United States of America
This press release shall not be published, distributed or transmitted in the United States.
This press release does not constitute or form a part of any offer or solicitation to purchase or subscribe for securities nor of any offer or solicitation to sell securities in the United States. The securities mentioned herein have not been and will not be registered under the U.S. Securities Act of 1933, as amended (the "U.S. Securities Act"), and may not be offered or sold, directly or indirectly, within the United States of America except pursuant to an exemption from or in a transaction not subject to, the registration requirements of the Securities Act. GENFIT does not intend to register any portion of the proposed offering in the United States of America or conduct a public offering of securities in the United States of America.

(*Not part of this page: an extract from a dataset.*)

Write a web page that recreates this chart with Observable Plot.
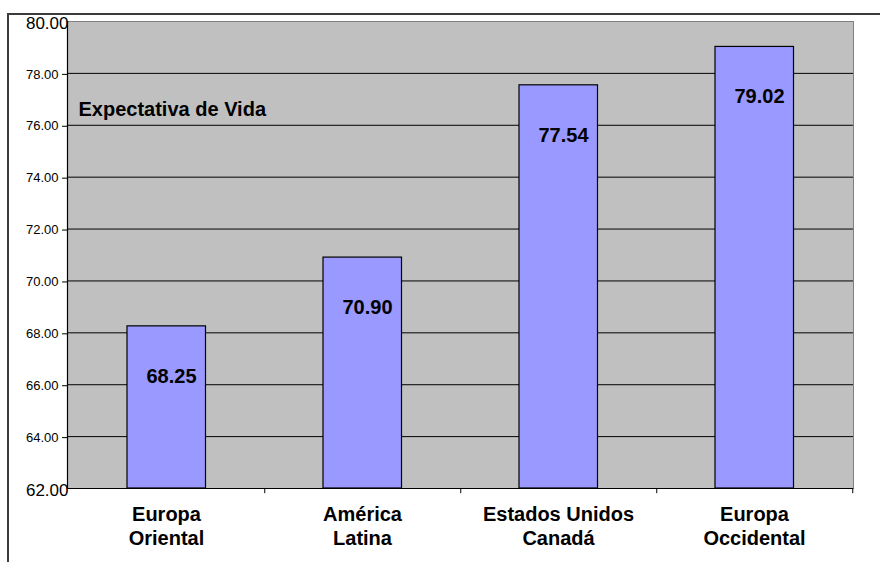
<!DOCTYPE html>
<html><head><meta charset="utf-8">
<script src="https://cdn.jsdelivr.net/npm/d3@7"></script>
<script src="https://cdn.jsdelivr.net/npm/@observablehq/plot@0.6"></script>
<style>
body{margin:0;background:#fff;}
#wrap{position:relative;width:880px;height:562px;overflow:hidden}
#wrap svg{display:block}
#border{position:absolute;left:7px;top:13px;width:900px;height:600px;border-top:2px solid #3c3c3c;border-left:2px solid #3c3c3c;pointer-events:none}
</style></head><body><div id="wrap"></div>
<script>
const categories = ["Europa\nOriental", "América\nLatina", "Estados Unidos\nCanadá", "Europa\nOccidental"];
const values = [68.25, 70.90, 77.54, 79.02];
const yTicks = [64, 66, 68, 70, 72, 74, 76, 78];
const yEndTicks = [62, 80];
const title = "Expectativa de Vida";

const data = categories.map((c, i) => ({region: c, value: values[i]}));
const font = "'Liberation Sans', Arial, sans-serif";

const chart = Plot.plot({
  width: 880,
  height: 562,
  marginLeft: 67,
  marginRight: 27,
  marginTop: 21,
  marginBottom: 74,
  style: {fontFamily: font, background: "transparent", color: "black"},
  x: {domain: categories, padding: 0, label: null},
  y: {domain: [62, 80], label: null},
  marks: [
    Plot.frame({fill: "#C0C0C0", stroke: "#808080"}),
    Plot.ruleY(yTicks, {stroke: "black", strokeWidth: 1}),
    Plot.barY(data, {x: "region", y1: 62, y2: "value", fill: "#9999FF", stroke: "black", strokeWidth: 1.2, insetLeft: 59, insetRight: 58.5}),
    Plot.ruleX(categories, {x: d => d, y1: 62, y2: 61.8, dx: 98.25, stroke: "black"}),
    Plot.ruleY([62], {stroke: "black", strokeWidth: 1.2}),
    Plot.frame({anchor: "left", stroke: "black", strokeWidth: 1.2}),
    Plot.axisY(yTicks, {tickSize: 5, tickPadding: 4, fontSize: 13, dy: 1, tickFormat: d3.format(".2f"), label: null}),
    Plot.axisY(yEndTicks, {tickSize: 0, tickPadding: -1, fontSize: 17, dy: 2.5, tickFormat: d3.format(".2f"), label: null}),
    Plot.axisX({tickSize: 0, tickPadding: 15, fontSize: 20, fontWeight: "bold", lineHeight: 1.2, label: null}),
    Plot.text(data, {x: "region", y: "value", text: d => d3.format(".2f")(d.value), dy: 50, dx: 5, fontSize: 20, fontWeight: "bold", fill: "black"}),
    Plot.text([title], {frameAnchor: "top-left", dx: 11, dy: 80, textAnchor: "start", lineAnchor: "top", fontSize: 20, fontWeight: "bold", fill: "black"})
  ]
});
const wrap = document.getElementById("wrap");
wrap.appendChild(chart);
const b = document.createElement("div");
b.id = "border";
wrap.appendChild(b);
</script>
</body></html>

Canada, Australia and Japan
The Bonds may not and will not be offered, sold or purchased in Canada, Australia or Japan.
The distribution of this press release in certain countries may constitute a breach of applicable law. The information contained in this press release does not constitute an offer of securities for sale in Canada, Australia or Japan.
GENFIT | Jean-François Mouney - Chairman & CEO | +333 2016 4000
PRESS RELATIONS | Bruno Arabian | +336 8788 4726
 The reference share price will be equal to the volume-weighted average price of the Company`s share recorded on the regulated market of Euronext in Paris from the launch of the Offering today until the determination of the final terms and conditions (pricing) of the OCEANEs on the same day.